A nonprofit wants to understand the fraction of households that have elevated levels of lead in their drinking water. They expect at least 5% of homes will have elevated levels of lead, but not more than about 30%. They randomly sample 800 homes and work with the owners to retrieve water samples, and they compute the fraction of these homes with elevated lead levels. They repeat this 1,000 times and build a distribution of sample proportions.
(a) What is this distribution called?
This is called sampling distribution.
# sample size and number of samples
n <- 800
reps <- 10000
# perform random sampling, 800 x 10000 sample matrix
samples <- replicate(reps, rnorm(n))
# compute sample means
sample.dist <- colMeans(samples)
hist(sample.dist, ylim = c(0, 15), col = "blue" , freq = F, breaks = 20)
curve(dnorm(x, sd = 1/sqrt(n)), col = "red", lwd = "3", add = T)
(b) Would you expect the shape of this distribution to be symmetric, right skewed, or left skewed? Explain your reasoning.

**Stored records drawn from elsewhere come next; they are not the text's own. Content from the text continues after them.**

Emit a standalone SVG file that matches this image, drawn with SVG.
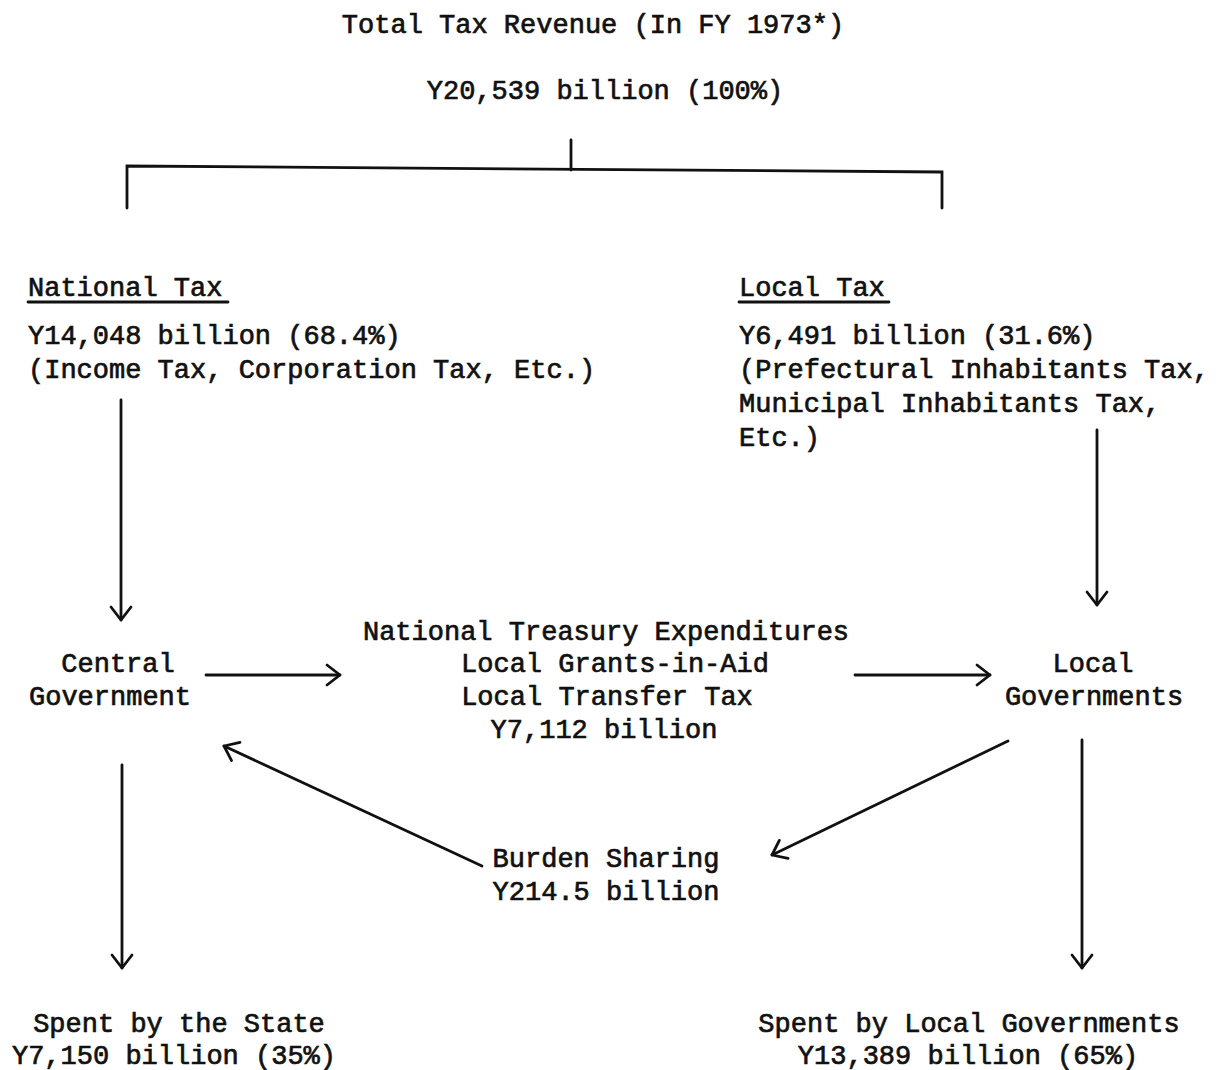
<svg xmlns="http://www.w3.org/2000/svg" width="1220" height="1070" viewBox="0 0 1220 1070">
<style>
text{font-family:"Liberation Mono","Courier New",monospace;font-size:27px;fill:#111;stroke:#111;stroke-width:0.7}
.c{text-anchor:middle}
.ln{stroke:#111;stroke-width:2.8;fill:none;stroke-linecap:round}
</style>
<defs>
<marker id="ah" viewBox="-16 -12 18 24" refX="0" refY="0" markerWidth="18" markerHeight="24" markerUnits="userSpaceOnUse" orient="auto">
<path d="M-13,-10 L0,0 L-13,10" fill="none" stroke="#111" stroke-width="2.8" stroke-linecap="round" stroke-linejoin="round"/>
</marker>
</defs>
<rect width="1220" height="1070" fill="#fff"/>
<g id="total">
<text x="593" y="33" class="c">Total Tax Revenue (In FY 1973*)</text>
<text x="605" y="99" class="c">Y20,539 billion (100%)</text>
</g>
<g id="national-tax">
<text x="28" y="296">National Tax</text>
<line x1="28" y1="302" x2="228" y2="302" class="ln" stroke-width="2.2"/>
<text x="28" y="344">Y14,048 billion (68.4%)</text>
<text x="28" y="378">(Income Tax, Corporation Tax, Etc.)</text>
</g>
<g id="local-tax">
<text x="739" y="296">Local Tax</text>
<line x1="739" y1="302" x2="889" y2="302" class="ln" stroke-width="2.2"/>
<text x="739" y="344">Y6,491 billion (31.6%)</text>
<text x="739" y="378">(Prefectural Inhabitants Tax,</text>
<text x="739" y="412">Municipal Inhabitants Tax,</text>
<text x="739" y="446">Etc.)</text>
</g>
<g id="central-government">
<text x="118" y="672" class="c">Central</text>
<text x="110" y="705" class="c">Government</text>
</g>
<g id="treasury">
<text x="606" y="640" class="c">National Treasury Expenditures</text>
<text x="615" y="672" class="c">Local Grants-in-Aid</text>
<text x="607" y="705" class="c">Local Transfer Tax</text>
<text x="604" y="738" class="c">Y7,112 billion</text>
</g>
<g id="local-governments">
<text x="1093" y="672" class="c">Local</text>
<text x="1094" y="705" class="c">Governments</text>
</g>
<g id="burden-sharing">
<text x="606" y="867" class="c">Burden Sharing</text>
<text x="606" y="900" class="c">Y214.5 billion</text>
</g>
<g id="spent-state">
<text x="179" y="1032" class="c">Spent by the State</text>
<text x="174" y="1064" class="c">Y7,150 billion (35%)</text>
</g>
<g id="spent-local">
<text x="969" y="1032" class="c">Spent by Local Governments</text>
<text x="968" y="1064" class="c">Y13,389 billion (65%)</text>
</g>
<g id="connectors">
<polyline points="127,208 127,166 942,172 942,208" class="ln"/>
<line x1="571" y1="140" x2="571" y2="170" class="ln"/>
<line x1="121" y1="400" x2="121" y2="620" class="ln" marker-end="url(#ah)"/>
<line x1="1097" y1="430" x2="1097" y2="605" class="ln" marker-end="url(#ah)"/>
<line x1="206" y1="675" x2="340" y2="675" class="ln" marker-end="url(#ah)"/>
<line x1="855" y1="675" x2="990" y2="675" class="ln" marker-end="url(#ah)"/>
<line x1="482" y1="866" x2="224" y2="746" class="ln" marker-end="url(#ah)"/>
<line x1="1008" y1="741" x2="772" y2="855" class="ln" marker-end="url(#ah)"/>
<line x1="122" y1="765" x2="122" y2="968" class="ln" marker-end="url(#ah)"/>
<line x1="1082" y1="740" x2="1082" y2="968" class="ln" marker-end="url(#ah)"/>
</g>
</svg>
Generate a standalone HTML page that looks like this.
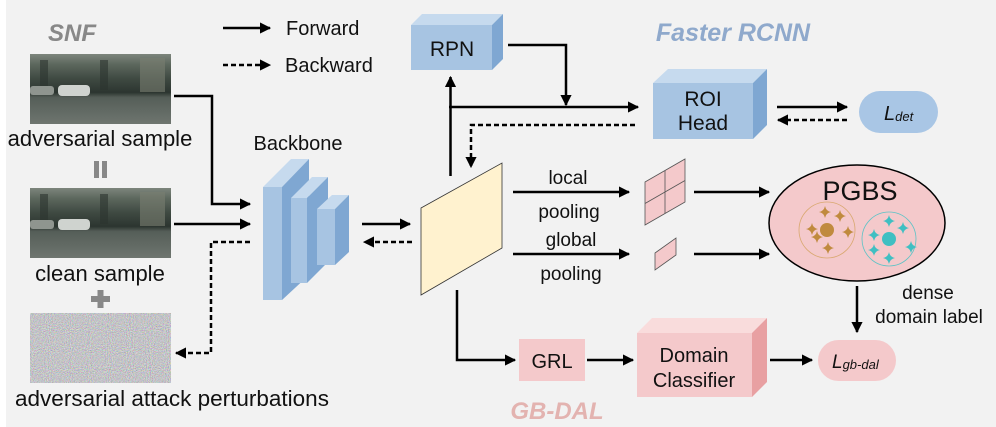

In order for the distribution to be symmetric or normal, np and n(1 − p) must be at least 10.
n <- 800
p <- 0.05
n*p
## [1] 40
n *(1 - p)
## [1] 760
We have np and n*(1-p) greater than 10. Therefore, the success-failure condition would be satisfied and the sampling distribution would be symmetric.
(c) If the proportions are distributed around 8%, what is the variability of the distribution?
n1 <- 800
p1<- 0.08
sqrt((p1*(1-p1))/n)
## [1] 0.009591663
(d) What is the formal name of the value you computed in (c)?
Standard error.
(e) Suppose the researchers’ budget is reduced, and they are only able to collect 250 observations per sample, but they can still collect 1,000 samples. They build a new distribution of sample proportions. How will the variability of this new distribution compare to the variability of the distribution when each sample contained 800 observations?
The variability of the new distribution will be smaller due to the larger sample size.